Prelude from Suite for Cello in D, BWV 1012
March 24, 2019: Edward Arron, cello
Bach most likely composed his Six Suites for unaccompanied cello, BWV 1007–1012, while serving as Kapellmeister at the court of Prince Leopold in Cöthen between 1717 and 1723. Precise dating is difficult because they survive, not in Bach’s own hand, but in a copy made later in Leipzig by his second wife, Anna Magdalena Bach. It is likely that the Suites were written either for Christian Ferdinand Abel or Christian Bernhard Linigke, both accomplished cellists and Cöthen residents. Estimation of their performing abilities is, in fact, considerably enhanced by the mere idea that Bach may have written these substantial works for one or the other of them.
Though appreciated in some circles, as Forkel’s 1802 Bach biography makes clear, the Suites fell into quasi-oblivion along with much of Bach’s music in the decades following his death. Bach’s celebrated biographer Philipp Spitta gave them their due for their “serene grandeur” in his monumental study (1873–80), but they remained little known by the general public until they were championed by Pablo Casals in the early twentieth century.

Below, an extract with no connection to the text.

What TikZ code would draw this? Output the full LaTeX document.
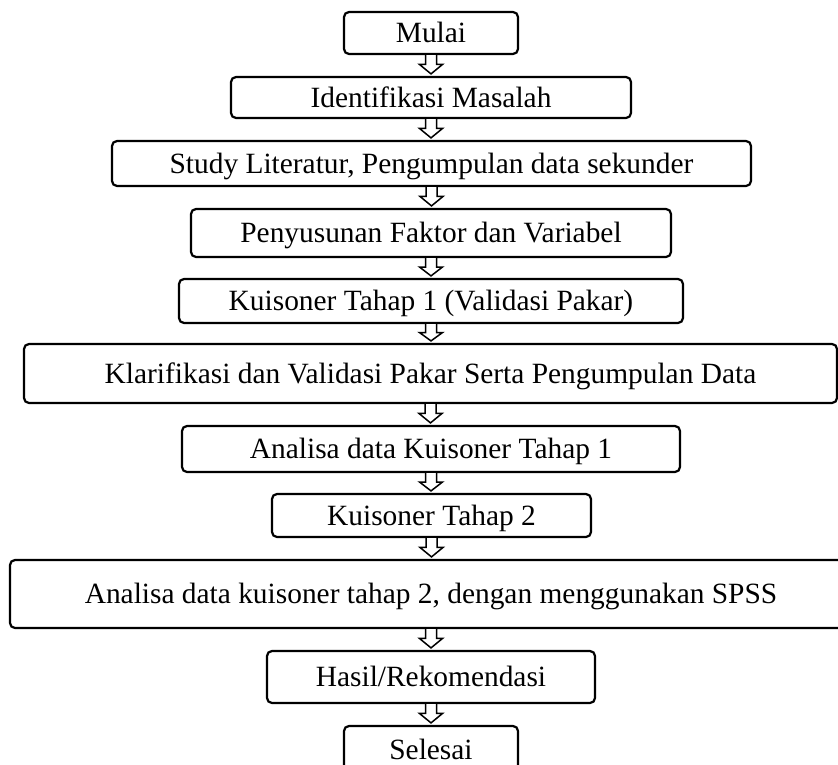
\documentclass[tikz,border=0pt]{standalone}
\usepackage{fontspec}
\setmainfont{Liberation Serif}
\usetikzlibrary{calc}
\tikzset{
  box/.style={draw=black, line width=2.2pt, rounded corners=5pt, fill=white,
    inner sep=0pt, text height=19.5pt, text depth=0pt, align=center,
    font=\fontsize{29.4pt}{33pt}\selectfont},
  arr/.style={draw=black, line width=1.5pt, fill=white, line join=miter},
}
\newcommand\flowarrow[2]{%
  \draw[arr] let \p1=(#1.south), \p2=(#2.north), \n1={\y1-\y2} in
    (\x1-5.5pt,\y1) -- (\x1-5.5pt,{\y1-0.45*\n1}) -- (\x1-11.5pt,{\y1-0.45*\n1})
    -- (\x1,{\y2+2pt}) -- (\x1+11.5pt,{\y1-0.45*\n1}) -- (\x1+5.5pt,{\y1-0.45*\n1})
    -- (\x1+5.5pt,\y1);}
\begin{document}
\begin{tikzpicture}[x=1pt,y=-1pt]
\clip (0,0) rectangle (838,765);
\fill[white] (0,0) rectangle (838,765);
\node[box, minimum width=174pt, minimum height=42pt] (n1) at (431,33) {Mulai};
\node[box, minimum width=400pt, minimum height=41pt] (n2) at (431,97.5) {Identifikasi Masalah};
\node[box, minimum width=639pt, minimum height=45pt] (n3) at (431.5,163.5) {Study Literatur, Pengumpulan data sekunder};
\node[box, minimum width=480pt, minimum height=48pt] (n4) at (431,233) {Penyusunan Faktor dan Variabel};
\node[box, minimum width=504pt, minimum height=44pt] (n5) at (431,301) {Kuisoner Tahap 1 (Validasi Pakar)};
\node[box, minimum width=813pt, minimum height=59pt] (n6) at (430.5,373.5) {Klarifikasi dan Validasi Pakar Serta Pengumpulan Data};
\node[box, minimum width=498pt, minimum height=46pt] (n7) at (431,449) {Analisa data Kuisoner Tahap 1};
\node[box, minimum width=319pt, minimum height=43pt] (n8) at (431.5,515.5) {Kuisoner Tahap 2};
\node[box, minimum width=842pt, minimum height=68pt] (n9) at (431,594) {Analisa data kuisoner tahap 2, dengan menggunakan SPSS};
\node[box, minimum width=328pt, minimum height=52pt] (n10) at (431,677) {Hasil/Rekomendasi};
\node[box, minimum width=174pt, minimum height=48pt] (n11) at (431,750) {Selesai};
\flowarrow{n1}{n2}
\flowarrow{n2}{n3}
\flowarrow{n3}{n4}
\flowarrow{n4}{n5}
\flowarrow{n5}{n6}
\flowarrow{n6}{n7}
\flowarrow{n7}{n8}
\flowarrow{n8}{n9}
\flowarrow{n9}{n10}
\flowarrow{n10}{n11}
\end{tikzpicture}
\end{document}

Bach’s forward-looking exploration of the cello’s potential unfolds within the traditional configuration of the Baroque suite, which consisted of old-style dances in binary form—allemande, courante, sarabande, and gigue—with a newer-style optional dance movement, or Galanterie, interpolated before the final gigue. These interpolated dances in his cello suites consist of minuets, bourrées, or gavottes, and he prefaced each of the Suites with a Prélude. Throughout, Bach’s contrapuntal genius shows in his ability to project multiple voices and implied harmonies with what is often considered a single-line instrument.
The Sixth Suite is unusual in that it was written for a five-stringed instrument. Was it the violoncello piccolo? viola pomposa? cello da spalla? In any case, the fifth string would have sounded a fifth higher than A, the highest string on a four-stringed cello. Any performance problems in playing this work on today’s four-stringed instrument—different tone quality from playing higher on the A string than Bach would normally have written, certain awkward double stops, or rapid string crossings (bariolage) requiring an open E string—have long since been solved.
The extensive Prelude immediately proclaims the virtuosic nature of this Suite—the cello plays almost constant triplets except for a passage near the end when Bach employs doubled note values. Specified dynamic markings, used sparingly in Bach’s time, call for quick juxtapositions of loud and soft.